Wirtschaftlich profitieren die Unternehmen durch die Einführung des Lambda-Modells und die
Eliminierung der Verwaltung der Infrastruktur auf zweifache Weise:49
- Es gibt keine sich im Leerlauf befindlichen Server mehr, die das Unternehmen wirtschaftlich beeinträchtigen. Serverlose Datenverarbeitung-Services wie AWS Lambda sind zu jedem beliebigen Zeitpunkt effizient, weil die Gebühren auf die Millisekunden der tatsächlichen Nutzung abgerechnet werden.

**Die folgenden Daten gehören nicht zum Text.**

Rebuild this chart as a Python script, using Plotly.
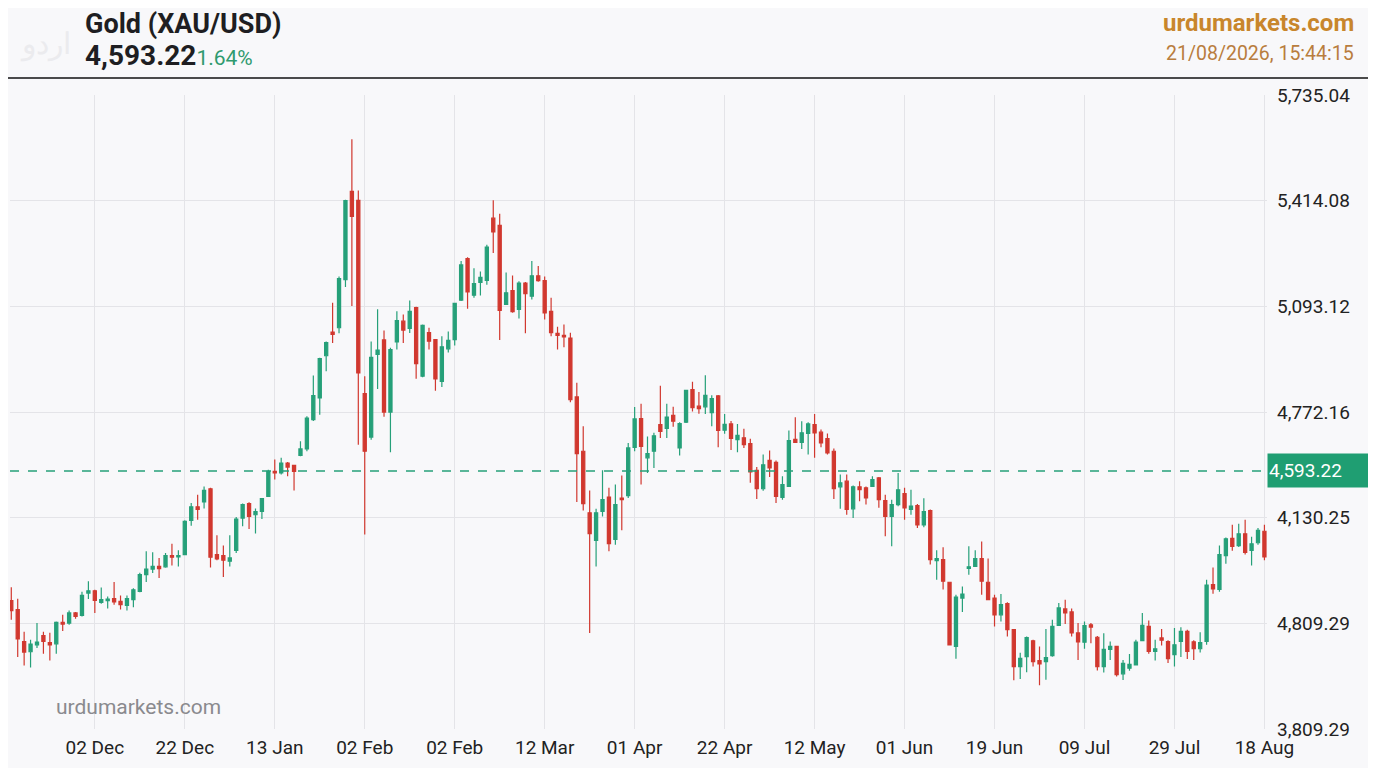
import plotly.graph_objects as go
import numpy as np

# ---------------- data ----------------
opens = [4199,4172,4075,4044,4065,4093,4072,4068,4133,4131,4162,4154,4222,4229,4194,4199,4205,4197,4185,4202,
         4227,4278,4295,4303,4302,4336,4332,4339,4443,4484,4499,4539,4339,4336,4319,4352,4450,4494,4460,4470,
         4516,4592,4587,4617,4610,4640,4660,4749,4815,4943,5015,5028,5174,5442,5415,4828,4696,4947,4991,4772,
         4985,5048,5026,5089,4881,5013,4992,4865,4964,4992,5112,5238,5127,5166,5172,5361,5339,5099,5141,5084,
         5164,5124,5186,5171,5078,5011,5005,4997,4818,4653,4466,4382,4470,4514,4385,4511,4518,4665,4752,4633,
         4653,4734,4722,4762,4663,4741,4840,4790,4788,4770,4821,4717,4736,4688,4694,4676,4595,4539,4625,4619,
         4513,4546,4689,4680,4707,4734,4711,4691,4653,4545,4562,4478,4545,4542,4546,4572,4503,4455,4491,4524,
         4476,4488,4429,4473,4321,4324,4255,4060,4207,4297,4303,4327,4255,4207,4156,4190,4111,3999,4029,4077,
         4017,4014,4032,4124,4174,4165,4101,4073,4126,4088,3999,4051,4060,3977,3994,4004,4078,4121,4045,4086,
         4075,4035,4075,4106,4074,4053,4075,4248,4233,4336,4388,4366,4402,4352,4375,4410]
highs = [4240,4205,4105,4080,4131,4105,4102,4136,4156,4169,4165,4226,4258,4232,4239,4212,4256,4215,4215,4237,
         4284,4349,4346,4329,4344,4372,4352,4443,4496,4521,4546,4542,4398,4367,4398,4453,4494,4498,4479,4511,
         4597,4628,4633,4620,4612,4683,4759,4883,4937,4986,5104,5184,5417,5601,5445,4881,4986,5084,5020,4967,
         5078,5068,5111,5092,5038,5028,4994,5002,5017,5104,5231,5242,5209,5199,5280,5415,5374,5196,5187,5169,
         5167,5231,5216,5184,5119,5031,5038,5013,4861,4729,4534,4478,4595,4542,4552,4579,4678,4787,4797,4698,
         4709,4852,4797,4788,4741,4840,4864,4833,4884,4823,4824,4766,4745,4736,4721,4691,4605,4643,4655,4625,
         4577,4716,4756,4744,4741,4766,4719,4707,4661,4582,4582,4549,4562,4546,4577,4575,4521,4506,4587,4542,
         4536,4493,4510,4476,4352,4361,4256,4217,4242,4364,4352,4379,4327,4217,4219,4194,4113,4041,4090,4080,
         4060,4113,4141,4192,4202,4175,4131,4136,4131,4092,4100,4075,4062,4019,4037,4080,4162,4139,4080,4113,
         4079,4116,4118,4111,4079,4103,4263,4300,4367,4391,4430,4433,4445,4393,4420,4430]
lows = [4141,4028,4002,3996,4055,4038,4017,4038,4107,4126,4144,4151,4204,4162,4190,4175,4187,4172,4169,4179,
        4225,4256,4283,4268,4299,4306,4303,4337,4427,4445,4479,4300,4322,4271,4303,4344,4425,4417,4403,4447,
        4516,4567,4582,4577,4534,4638,4653,4745,4764,4896,4982,5011,5152,5094,4673,4400,4688,4842,4758,4650,
        4962,4982,5012,4873,4878,4962,4837,4848,4953,4974,5109,5086,5119,5126,5159,5255,4991,5097,5074,5056,
        5011,5114,5168,5053,5002,4962,4969,4802,4499,4473,4101,4303,4455,4349,4369,4413,4511,4653,4552,4587,
        4602,4693,4693,4727,4640,4739,4774,4767,4766,4729,4665,4706,4657,4650,4663,4557,4508,4533,4575,4496,
        4506,4544,4678,4660,4643,4633,4665,4643,4508,4478,4460,4450,4501,4491,4544,4481,4395,4364,4486,4445,
        4460,4420,4422,4309,4263,4233,4063,4023,4165,4278,4302,4217,4200,4121,4136,4090,3957,3961,3982,3999,
        3942,3959,4029,4122,4128,4090,4019,4053,4070,3987,3981,4019,3969,3958,3986,4002,4076,4038,4017,4063,
        4010,3999,4028,4022,4019,4042,4065,4220,4226,4311,4351,4362,4339,4306,4369,4322]
closes = [4169,4083,4043,4067,4073,4075,4065,4133,4128,4162,4151,4215,4229,4200,4202,4204,4195,4187,4205,4232,
          4278,4295,4303,4296,4336,4331,4336,4440,4484,4476,4534,4331,4326,4322,4329,4447,4491,4455,4470,4509,
          4592,4587,4617,4605,4592,4660,4754,4822,4934,4983,5008,5177,5414,5366,4891,4653,4938,4960,4772,4962,
          5050,5021,5078,4919,5035,4987,4873,4970,4990,5102,5219,5137,5162,5181,5273,5319,5081,5134,5077,5164,
          5132,5186,5171,5073,5013,5005,5000,4810,4646,4494,4403,4466,4506,4372,4491,4506,4663,4751,4668,4646,
          4700,4713,4757,4744,4737,4838,4785,4782,4823,4813,4716,4735,4692,4701,4673,4590,4539,4612,4602,4516,
          4552,4685,4680,4709,4736,4709,4678,4648,4539,4557,4476,4545,4536,4511,4567,4506,4455,4491,4536,4481,
          4486,4429,4470,4324,4327,4258,4065,4210,4219,4302,4327,4258,4202,4156,4187,4111,3999,4024,4087,4014,
          4007,4026,4121,4177,4162,4101,4074,4123,4119,3999,4051,4060,3974,4009,4006,4073,4124,4045,4053,4079,
          4023,4065,4106,4045,4053,4072,4246,4235,4339,4387,4364,4402,4346,4372,4413,4332]

date_labels = ["02 Dec", "22 Dec", "13 Jan", "02 Feb", "02 Feb", "12 Mar", "01 Apr",
               "22 Apr", "12 May", "01 Jun", "19 Jun", "09 Jul", "29 Jul", "18 Aug"]
price_tick_labels = ["5,735.04", "5,414.08", "5,093.12", "4,772.16", "4,130.25", "4,809.29", "3,809.29"]
y_min, y_max = 3809.28, 5735.04
last_price = 4593.22
change_pct = "1.64%"

# ---------------- figure ----------------
UP = "#26a079"
DOWN = "#d1382f"
GRID = "#e4e4e8"
BG = "#f8f8fa"

n = len(opens)
idx = list(range(1, n + 1))
tick_step = n // len(date_labels)
tickvals_x = list(range(tick_step, n + 1, tick_step))
tickvals_y = list(np.linspace(y_max, y_min, len(price_tick_labels)))

fig = go.Figure(go.Candlestick(
    x=idx, open=opens, high=highs, low=lows, close=closes,
    increasing=dict(line=dict(color=UP, width=1.2), fillcolor=UP),
    decreasing=dict(line=dict(color=DOWN, width=1.2), fillcolor=DOWN),
    whiskerwidth=0, hoverinfo="skip",
))

# page has an 8px body margin; figure placed at (8, 8)
OFF = 8
W, H = 1368, 760
ML, MR, MT, MB = 10 - OFF, 109, 95 - OFF, 39
pw, ph = W - ML - MR, H - MT - MB

def px(xp):  # screen x -> paper
    return (xp - OFF - ML) / pw

def py(yp):  # screen y -> paper
    return (H - MB - (yp - OFF)) / ph

fig.update_layout(
    width=W, height=H,
    margin=dict(l=ML, r=MR, t=MT, b=MB, pad=0),
    paper_bgcolor=BG, plot_bgcolor=BG,
    showlegend=False,
    font=dict(family="Roboto", color="#1e1e22"),
    xaxis=dict(
        range=[0.8, n + 0.4], rangeslider=dict(visible=False),
        tickmode="array", tickvals=tickvals_x, ticktext=date_labels,
        showgrid=True, gridcolor=GRID, gridwidth=1, zeroline=False,
        showline=False, ticks="", tickfont=dict(size=19, color="#222"),
        ticklabelstandoff=5,
    ),
    yaxis=dict(
        side="right", range=[y_min, y_max],
        tickmode="array", tickvals=tickvals_y, ticktext=price_tick_labels,
        showgrid=True, gridcolor=GRID, gridwidth=1, zeroline=False,
        showline=False, ticks="", tickfont=dict(size=19, color="#222"),
        ticklabelstandoff=9,
    ),
)

# current price dashed line
fig.add_shape(type="line", xref="paper", yref="y", x0=0, x1=1,
              y0=last_price, y1=last_price,
              line=dict(color=UP, width=1.5, dash="dash"))
# price label box
fig.add_annotation(xref="paper", yref="y", x=px(1267), y=last_price,
                   xanchor="left", yanchor="middle", text=f"{last_price:,.2f}",
                   showarrow=False, bgcolor="#1f9e72", width=104, height=31,
                   borderpad=1, align="left",
                   font=dict(size=19, color="white", family="Roboto"))

# header separator
fig.add_shape(type="line", xref="paper", yref="paper",
              x0=px(0), x1=px(1376), y0=py(78), y1=py(78),
              line=dict(color="#111", width=1.5))

# header texts
fig.add_annotation(xref="paper", yref="paper", x=px(83), y=py(24), xanchor="left", yanchor="middle",
                   text="<b>Gold (XAU/USD)</b>", showarrow=False,
                   font=dict(size=27, color="#1e1e22", family="Roboto"))
fig.add_annotation(xref="paper", yref="paper", x=px(83), y=py(56), xanchor="left", yanchor="middle",
                   text=f"<b>{last_price:,.2f}</b><span style='color:#2f9a6e;font-size:21px'>{change_pct}</span>",
                   showarrow=False, font=dict(size=28, color="#1e1e22", family="Roboto"))
fig.add_annotation(xref="paper", yref="paper", x=px(1356), y=py(23), xanchor="right", yanchor="middle",
                   text="<b>urdumarkets.com</b>", showarrow=False,
                   font=dict(size=24, color="#c8862c", family="Roboto"))
fig.add_annotation(xref="paper", yref="paper", x=px(1356), y=py(54), xanchor="right", yanchor="middle",
                   text="21/08/2026, 15:44:15", showarrow=False,
                   font=dict(size=19.5, color="#b97d3e", family="Roboto"))
# faint logo
fig.add_annotation(xref="paper", yref="paper", x=px(45), y=py(42), xanchor="center", yanchor="middle",
                   text="اردو", showarrow=False,
                   font=dict(size=30, color="#ebebee", family="Noto Sans"))
# watermark
fig.add_annotation(xref="paper", yref="paper", x=px(54), y=py(707), xanchor="left", yanchor="middle",
                   text="urdumarkets.com", showarrow=False,
                   font=dict(size=21, color="#8a8a8e", family="Roboto"))

fig.write_html("out.html")
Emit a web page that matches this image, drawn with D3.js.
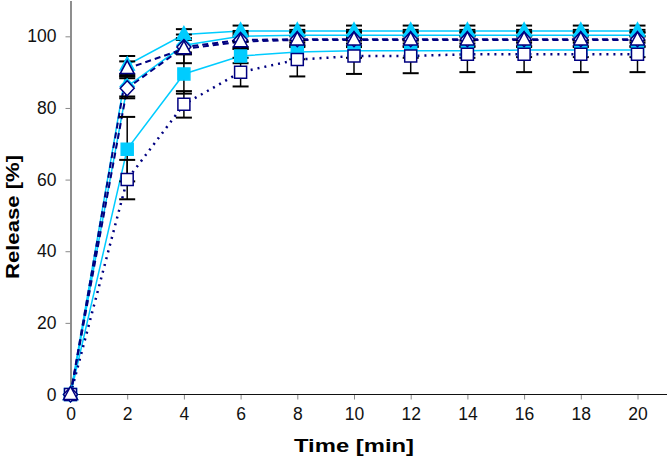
<!DOCTYPE html>
<html><head><meta charset="utf-8">
<script src="https://cdn.jsdelivr.net/npm/d3@7"></script>
<style>body{margin:0;background:#fff;}svg{display:block;font-family:"Liberation Sans",Arial,sans-serif;}</style>
</head><body>
<svg id="c" width="667" height="461"></svg>
<script>
const times = [0, 2, 4, 6, 8, 10, 12, 14, 16, 18, 20];
const xTicks = [0, 2, 4, 6, 8, 10, 12, 14, 16, 18, 20];
const yTicks = [0, 20, 40, 60, 80, 100];

const triFilled = [0, 92, 100.5, 101.5, 101.5, 101.5, 101.5, 101.5, 101.5, 101.5, 101.5];
const triFilledErr = [0, 2.5, 1.5, 1.5, 1.5, 1.5, 1.5, 1.5, 1.5, 1.5, 1.5];
const triOpen = [0, 91, 96.5, 98.5, 99, 99, 99, 99, 99, 99, 99];
const triOpenErr = [0, 2, 4, 2, 2, 2, 2, 2, 2, 2, 2];
const diaFilled = [0, 86, 97.5, 100, 100.3, 100.3, 100.3, 100.3, 100.3, 100.3, 100.3];
const diaFilledErr = [0, 2.8, 2, 1.5, 1.5, 1.5, 1.5, 1.5, 1.5, 1.5, 1.5];
const diaOpen = [0, 85.5, 97, 99, 99.2, 99.2, 99.2, 99.2, 99.2, 99.2, 99.2];
const diaOpenErr = [0, 2.8, 2, 2, 2, 2, 2, 2, 2, 2, 2];
const sqFilled = [0, 68.5, 89.5, 94.5, 95.6, 96, 96, 96, 96.2, 96.2, 96.2];
const sqFilledErr = [0, 9, 5.5, 2, 2, 2, 2, 2, 2, 2, 2];
const sqOpen = [0, 60, 81, 90, 93.5, 94.5, 94.5, 95, 95, 95, 95];
const sqOpenErr = [0, 5.5, 3.7, 4, 4.7, 5, 4.8, 5, 5, 5, 5];

const CYAN = "#00ccff", NAVY = "#000080";
const series = [
  {v: sqFilled, e: sqFilledErr, shape: "square", fill: CYAN, stroke: CYAN, line: CYAN, dash: null, lw: 1.5},
  {v: diaFilled, e: diaFilledErr, shape: "diamond", fill: CYAN, stroke: CYAN, line: CYAN, dash: null, lw: 1.5},
  {v: triFilled, e: triFilledErr, shape: "triangle", fill: CYAN, stroke: CYAN, line: CYAN, dash: null, lw: 1.5},
  {v: sqOpen, e: sqOpenErr, shape: "square", fill: "#fff", stroke: NAVY, line: NAVY, dash: "2,5", lw: 2.5},
  {v: diaOpen, e: diaOpenErr, shape: "diamond", fill: "#fff", stroke: NAVY, line: NAVY, dash: "6,4", lw: 2},
  {v: triOpen, e: triOpenErr, shape: "triangle", fill: "#fff", stroke: NAVY, line: NAVY, dash: "6,4", lw: 2}
];

const svg = d3.select("#c");
const x = d3.scaleLinear().domain([0, 20]).range([70.5, 637.5]);
const y = d3.scaleLinear().domain([0, 110]).range([394.5, 0.5]);

// axes
const yAxis = svg.append("g").attr("transform", "translate(70.5,0)")
  .call(d3.axisLeft(y).tickValues(yTicks).tickSize(5).tickSizeOuter(0).tickPadding(9));
yAxis.select(".domain").attr("stroke", "#444").attr("stroke-width", 1.2);
yAxis.selectAll(".tick line").attr("stroke", "#888");
yAxis.selectAll(".tick text").attr("font-size", 17.5).attr("fill", "#111").attr("font-family", "Liberation Sans, Arial, sans-serif");

const xAxis = svg.append("g").attr("transform", "translate(0,394.5)")
  .call(d3.axisBottom(x).tickValues(xTicks).tickSize(5).tickSizeOuter(0).tickPadding(8));
xAxis.select(".domain").remove();
xAxis.selectAll(".tick line").attr("stroke", "#888");
xAxis.selectAll(".tick text").attr("font-size", 17.5).attr("fill", "#111").attr("font-family", "Liberation Sans, Arial, sans-serif");
svg.append("line").attr("x1", 70).attr("x2", 667).attr("y1", 394.5).attr("y2", 394.5).attr("stroke", "#111").attr("stroke-width", 1.2);

svg.append("text").attr("x", 354).attr("y", 452).attr("text-anchor", "middle")
  .attr("font-weight", "bold").attr("font-size", 18.5)
  .attr("textLength", 120).attr("lengthAdjust", "spacingAndGlyphs").text("Time [min]");
svg.append("text").attr("transform", "translate(19,217) rotate(-90)").attr("text-anchor", "middle")
  .attr("font-weight", "bold").attr("font-size", 18.5)
  .attr("textLength", 124).attr("lengthAdjust", "spacingAndGlyphs").text("Release [%]");

// lines
const line = d3.line().x((d, i) => x(times[i])).y(d => y(d));
series.forEach(s => {
  svg.append("path").datum(s.v).attr("d", line).attr("fill", "none")
    .attr("stroke", s.line).attr("stroke-width", s.lw)
    .attr("stroke-dasharray", s.dash);
});

// error bars
series.forEach(s => {
  const g = svg.append("g").attr("stroke", "#000").attr("stroke-width", 1.5);
  s.v.forEach((v, i) => {
    if (!s.e[i]) return;
    const cx = x(times[i]), t = y(v + s.e[i]), b = y(v - s.e[i]);
    g.append("line").attr("x1", cx).attr("x2", cx).attr("y1", t).attr("y2", b);
    g.append("line").attr("x1", cx - 8).attr("x2", cx + 8).attr("y1", t).attr("y2", t).attr("stroke-width", 2);
    g.append("line").attr("x1", cx - 8).attr("x2", cx + 8).attr("y1", b).attr("y2", b).attr("stroke-width", 2);
  });
});

// markers
function shapePath(shape) {
  if (shape === "square") return "M-6,-6L6,-6L6,6L-6,6Z";
  if (shape === "diamond") return "M0,-7.5L7,0L0,7.5L-7,0Z";
  return "M0,-8L7,5L-7,5Z";
}
series.forEach(s => {
  svg.append("g").selectAll("path").data(s.v).join("path")
    .attr("transform", (d, i) => `translate(${x(times[i])},${y(d)})`)
    .attr("d", shapePath(s.shape))
    .attr("fill", s.fill).attr("stroke", s.stroke).attr("stroke-width", 1.5);
});
</script>
</body></html>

- Hohe IT-Ressourcen-Einsparungen (auch beim IT-Personal) sind möglich, da die gesamte Flottenverwaltung für Server-Flotten entfällt. Entwicklung und Installation von Sicherheits-Patches, Serverüberwachung und Verwaltung der damit verbunden Tools und Verfahren gehören somit der Vergangenheit
an. Unternehmen, die zum Beispiel ihre Microservices mit Lambda
erstellen, können deutlich agiler werden und die knappen IT-Ressourcen für Aufgaben einsetzen, die unmittelbar mit ihren Geschäftszweck zusammenhängen.50
Zusammenfassend lässt sich die Hauptmotivation hinter der Entwicklung von serverlosen Architekturen als der Versuch definieren, die Infrastruktur fern von dem Entwickler zu halten, um ihm die volle Konzentration auf seine Geschäftsziele zu ermöglichen. Der Einsatz von serverlosen Architekturen kann für das Unternehmen einen wesentlichen Wettbewerbsvorteil bedeuten, der sich in erhöhter Agilität und Produktivität bei gleichzeitig verminderten Infrastrukturkosten widerspiegelt. Wie das in Zahlen aussehen kann, wird in Kapitel 4 und 5 dieser Arbeit erläutert.